● **Problem requirements**
Drop the pictures, then extract the listing word for word.

# Start of Data for processing

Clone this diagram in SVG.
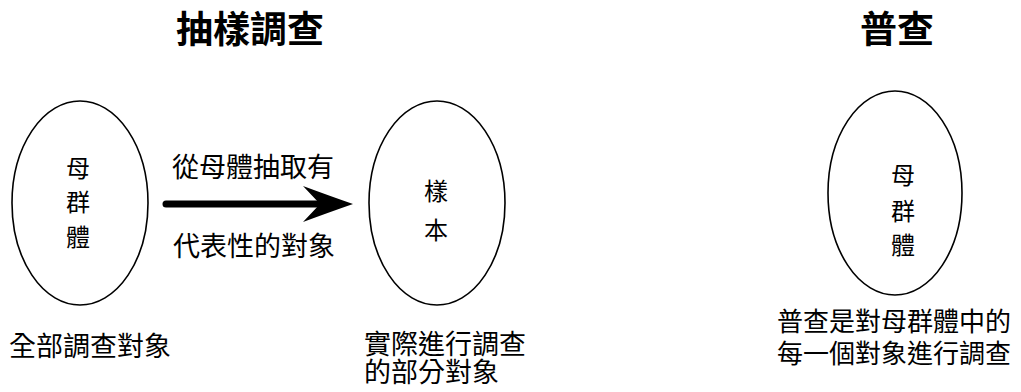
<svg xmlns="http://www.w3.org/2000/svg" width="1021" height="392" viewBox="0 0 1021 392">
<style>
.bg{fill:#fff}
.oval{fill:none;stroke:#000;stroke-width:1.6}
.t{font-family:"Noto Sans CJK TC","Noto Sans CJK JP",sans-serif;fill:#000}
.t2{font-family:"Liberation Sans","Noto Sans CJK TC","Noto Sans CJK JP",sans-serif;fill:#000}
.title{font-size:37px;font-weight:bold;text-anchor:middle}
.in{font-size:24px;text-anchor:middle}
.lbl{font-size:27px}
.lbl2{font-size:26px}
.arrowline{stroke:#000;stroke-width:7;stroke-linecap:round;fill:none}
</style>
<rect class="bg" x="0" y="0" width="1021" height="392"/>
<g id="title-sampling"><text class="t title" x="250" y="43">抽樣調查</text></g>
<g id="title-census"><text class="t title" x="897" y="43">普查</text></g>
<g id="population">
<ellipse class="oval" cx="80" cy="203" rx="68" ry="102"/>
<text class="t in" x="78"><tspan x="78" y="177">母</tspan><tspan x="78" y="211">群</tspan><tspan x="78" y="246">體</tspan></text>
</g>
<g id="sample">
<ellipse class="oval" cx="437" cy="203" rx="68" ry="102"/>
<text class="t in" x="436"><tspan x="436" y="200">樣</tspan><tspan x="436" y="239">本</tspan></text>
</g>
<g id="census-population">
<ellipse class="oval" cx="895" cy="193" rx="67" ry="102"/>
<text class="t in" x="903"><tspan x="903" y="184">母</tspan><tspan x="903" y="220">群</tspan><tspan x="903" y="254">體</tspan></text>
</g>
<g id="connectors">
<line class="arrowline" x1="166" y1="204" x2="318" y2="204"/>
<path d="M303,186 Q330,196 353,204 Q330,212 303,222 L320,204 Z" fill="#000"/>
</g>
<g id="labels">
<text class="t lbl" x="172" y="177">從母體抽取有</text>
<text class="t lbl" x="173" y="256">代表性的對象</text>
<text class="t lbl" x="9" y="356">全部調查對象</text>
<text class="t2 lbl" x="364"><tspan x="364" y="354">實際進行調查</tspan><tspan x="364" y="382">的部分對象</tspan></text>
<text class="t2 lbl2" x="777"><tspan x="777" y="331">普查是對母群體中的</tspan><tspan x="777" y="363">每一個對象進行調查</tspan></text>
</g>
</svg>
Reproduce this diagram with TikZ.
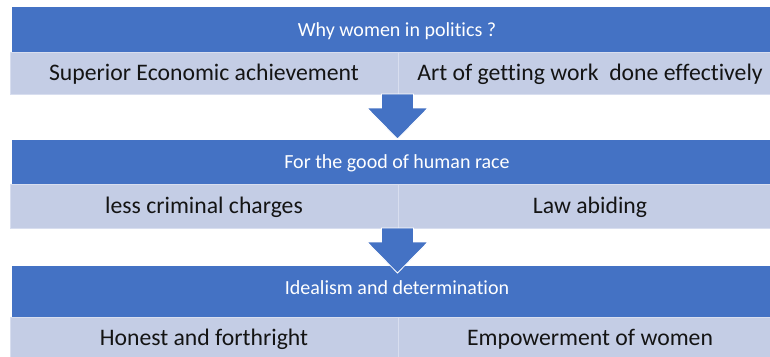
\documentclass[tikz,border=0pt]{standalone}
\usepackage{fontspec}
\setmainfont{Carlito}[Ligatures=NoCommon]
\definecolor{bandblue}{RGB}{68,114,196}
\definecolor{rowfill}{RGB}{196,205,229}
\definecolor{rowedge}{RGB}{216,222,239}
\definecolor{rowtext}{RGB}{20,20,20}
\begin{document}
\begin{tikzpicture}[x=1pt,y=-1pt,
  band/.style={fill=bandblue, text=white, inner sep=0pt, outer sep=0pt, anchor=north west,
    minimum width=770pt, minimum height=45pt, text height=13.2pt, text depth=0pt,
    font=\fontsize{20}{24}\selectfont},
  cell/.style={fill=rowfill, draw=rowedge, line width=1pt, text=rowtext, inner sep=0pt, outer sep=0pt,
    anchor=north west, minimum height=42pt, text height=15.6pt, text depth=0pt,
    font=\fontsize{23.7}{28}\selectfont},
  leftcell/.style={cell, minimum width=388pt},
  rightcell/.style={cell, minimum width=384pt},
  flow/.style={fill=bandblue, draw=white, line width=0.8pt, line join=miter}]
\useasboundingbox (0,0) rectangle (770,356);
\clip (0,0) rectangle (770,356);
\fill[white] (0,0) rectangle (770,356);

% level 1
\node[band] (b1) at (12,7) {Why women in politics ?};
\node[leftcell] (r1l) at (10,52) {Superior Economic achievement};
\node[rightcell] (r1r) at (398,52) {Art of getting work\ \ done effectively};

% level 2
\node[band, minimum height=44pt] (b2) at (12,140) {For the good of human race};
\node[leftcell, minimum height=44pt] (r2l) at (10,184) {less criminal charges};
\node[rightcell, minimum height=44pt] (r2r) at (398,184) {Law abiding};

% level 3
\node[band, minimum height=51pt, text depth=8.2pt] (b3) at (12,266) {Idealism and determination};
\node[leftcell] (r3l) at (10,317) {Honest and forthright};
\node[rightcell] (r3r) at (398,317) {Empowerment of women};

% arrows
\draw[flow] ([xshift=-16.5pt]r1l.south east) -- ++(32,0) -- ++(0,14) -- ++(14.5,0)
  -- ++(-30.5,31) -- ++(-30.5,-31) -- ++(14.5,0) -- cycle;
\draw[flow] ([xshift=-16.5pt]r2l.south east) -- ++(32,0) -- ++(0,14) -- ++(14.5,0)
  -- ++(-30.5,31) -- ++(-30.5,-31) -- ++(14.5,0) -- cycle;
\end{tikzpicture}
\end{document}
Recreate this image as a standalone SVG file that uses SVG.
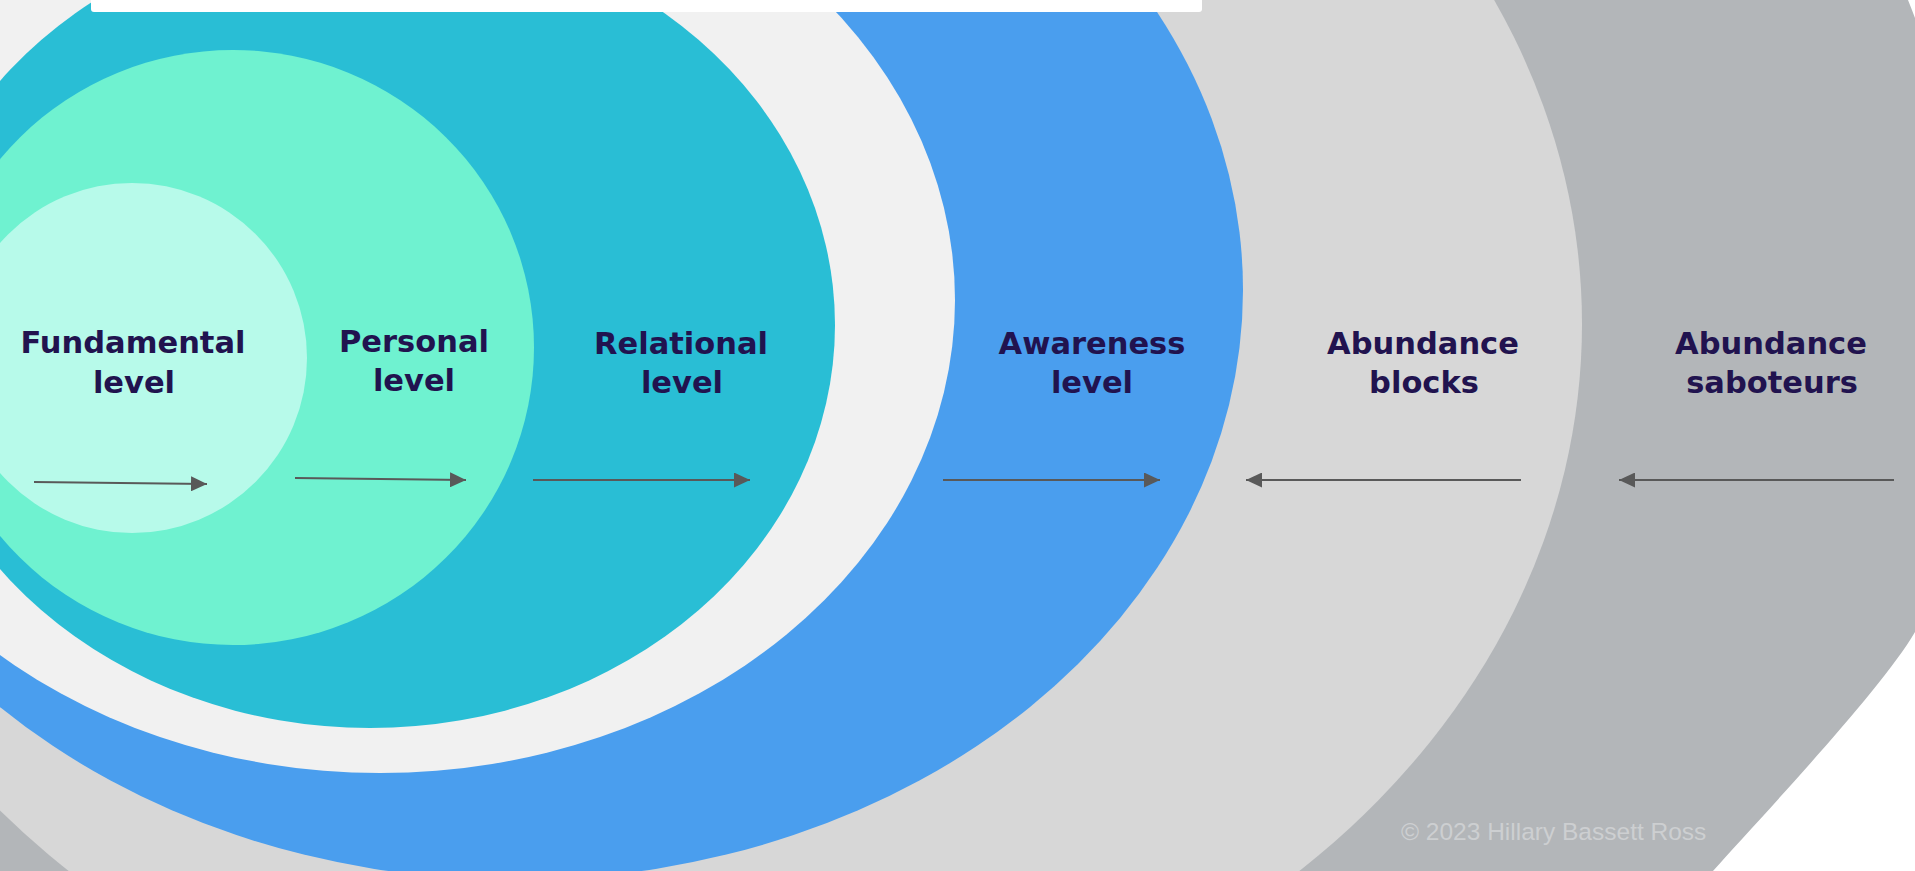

# End of Data for processing

● **Solution to the problem**
Clone this diagram in SVG.
<svg xmlns="http://www.w3.org/2000/svg" width="1021" height="392" viewBox="0 0 1021 392">
<style>
.bg{fill:#fff}
.oval{fill:none;stroke:#000;stroke-width:1.6}
.t{font-family:"Noto Sans CJK TC","Noto Sans CJK JP",sans-serif;fill:#000}
.t2{font-family:"Liberation Sans","Noto Sans CJK TC","Noto Sans CJK JP",sans-serif;fill:#000}
.title{font-size:37px;font-weight:bold;text-anchor:middle}
.in{font-size:24px;text-anchor:middle}
.lbl{font-size:27px}
.lbl2{font-size:26px}
.arrowline{stroke:#000;stroke-width:7;stroke-linecap:round;fill:none}
</style>
<rect class="bg" x="0" y="0" width="1021" height="392"/>
<g id="title-sampling"><text class="t title" x="250" y="43">抽樣調查</text></g>
<g id="title-census"><text class="t title" x="897" y="43">普查</text></g>
<g id="population">
<ellipse class="oval" cx="80" cy="203" rx="68" ry="102"/>
<text class="t in" x="78"><tspan x="78" y="177">母</tspan><tspan x="78" y="211">群</tspan><tspan x="78" y="246">體</tspan></text>
</g>
<g id="sample">
<ellipse class="oval" cx="437" cy="203" rx="68" ry="102"/>
<text class="t in" x="436"><tspan x="436" y="200">樣</tspan><tspan x="436" y="239">本</tspan></text>
</g>
<g id="census-population">
<ellipse class="oval" cx="895" cy="193" rx="67" ry="102"/>
<text class="t in" x="903"><tspan x="903" y="184">母</tspan><tspan x="903" y="220">群</tspan><tspan x="903" y="254">體</tspan></text>
</g>
<g id="connectors">
<line class="arrowline" x1="166" y1="204" x2="318" y2="204"/>
<path d="M303,186 Q330,196 353,204 Q330,212 303,222 L320,204 Z" fill="#000"/>
</g>
<g id="labels">
<text class="t lbl" x="172" y="177">從母體抽取有</text>
<text class="t lbl" x="173" y="256">代表性的對象</text>
<text class="t lbl" x="9" y="356">全部調查對象</text>
<text class="t2 lbl" x="364"><tspan x="364" y="354">實際進行調查</tspan><tspan x="364" y="382">的部分對象</tspan></text>
<text class="t2 lbl2" x="777"><tspan x="777" y="331">普查是對母群體中的</tspan><tspan x="777" y="363">每一個對象進行調查</tspan></text>
</g>
</svg>
Reproduce this diagram with TikZ.
\documentclass[tikz,border=0pt]{standalone}
\usepackage{fontspec}
\setmainfont{Carlito}[Ligatures=NoCommon]
\definecolor{bandblue}{RGB}{68,114,196}
\definecolor{rowfill}{RGB}{196,205,229}
\definecolor{rowedge}{RGB}{216,222,239}
\definecolor{rowtext}{RGB}{20,20,20}
\begin{document}
\begin{tikzpicture}[x=1pt,y=-1pt,
  band/.style={fill=bandblue, text=white, inner sep=0pt, outer sep=0pt, anchor=north west,
    minimum width=770pt, minimum height=45pt, text height=13.2pt, text depth=0pt,
    font=\fontsize{20}{24}\selectfont},
  cell/.style={fill=rowfill, draw=rowedge, line width=1pt, text=rowtext, inner sep=0pt, outer sep=0pt,
    anchor=north west, minimum height=42pt, text height=15.6pt, text depth=0pt,
    font=\fontsize{23.7}{28}\selectfont},
  leftcell/.style={cell, minimum width=388pt},
  rightcell/.style={cell, minimum width=384pt},
  flow/.style={fill=bandblue, draw=white, line width=0.8pt, line join=miter}]
\useasboundingbox (0,0) rectangle (770,356);
\clip (0,0) rectangle (770,356);
\fill[white] (0,0) rectangle (770,356);

% level 1
\node[band] (b1) at (12,7) {Why women in politics ?};
\node[leftcell] (r1l) at (10,52) {Superior Economic achievement};
\node[rightcell] (r1r) at (398,52) {Art of getting work\ \ done effectively};

% level 2
\node[band, minimum height=44pt] (b2) at (12,140) {For the good of human race};
\node[leftcell, minimum height=44pt] (r2l) at (10,184) {less criminal charges};
\node[rightcell, minimum height=44pt] (r2r) at (398,184) {Law abiding};

% level 3
\node[band, minimum height=51pt, text depth=8.2pt] (b3) at (12,266) {Idealism and determination};
\node[leftcell] (r3l) at (10,317) {Honest and forthright};
\node[rightcell] (r3r) at (398,317) {Empowerment of women};

% arrows
\draw[flow] ([xshift=-16.5pt]r1l.south east) -- ++(32,0) -- ++(0,14) -- ++(14.5,0)
  -- ++(-30.5,31) -- ++(-30.5,-31) -- ++(14.5,0) -- cycle;
\draw[flow] ([xshift=-16.5pt]r2l.south east) -- ++(32,0) -- ++(0,14) -- ++(14.5,0)
  -- ++(-30.5,31) -- ++(-30.5,-31) -- ++(14.5,0) -- cycle;
\end{tikzpicture}
\end{document}
Recreate this image as a standalone SVG file that uses SVG.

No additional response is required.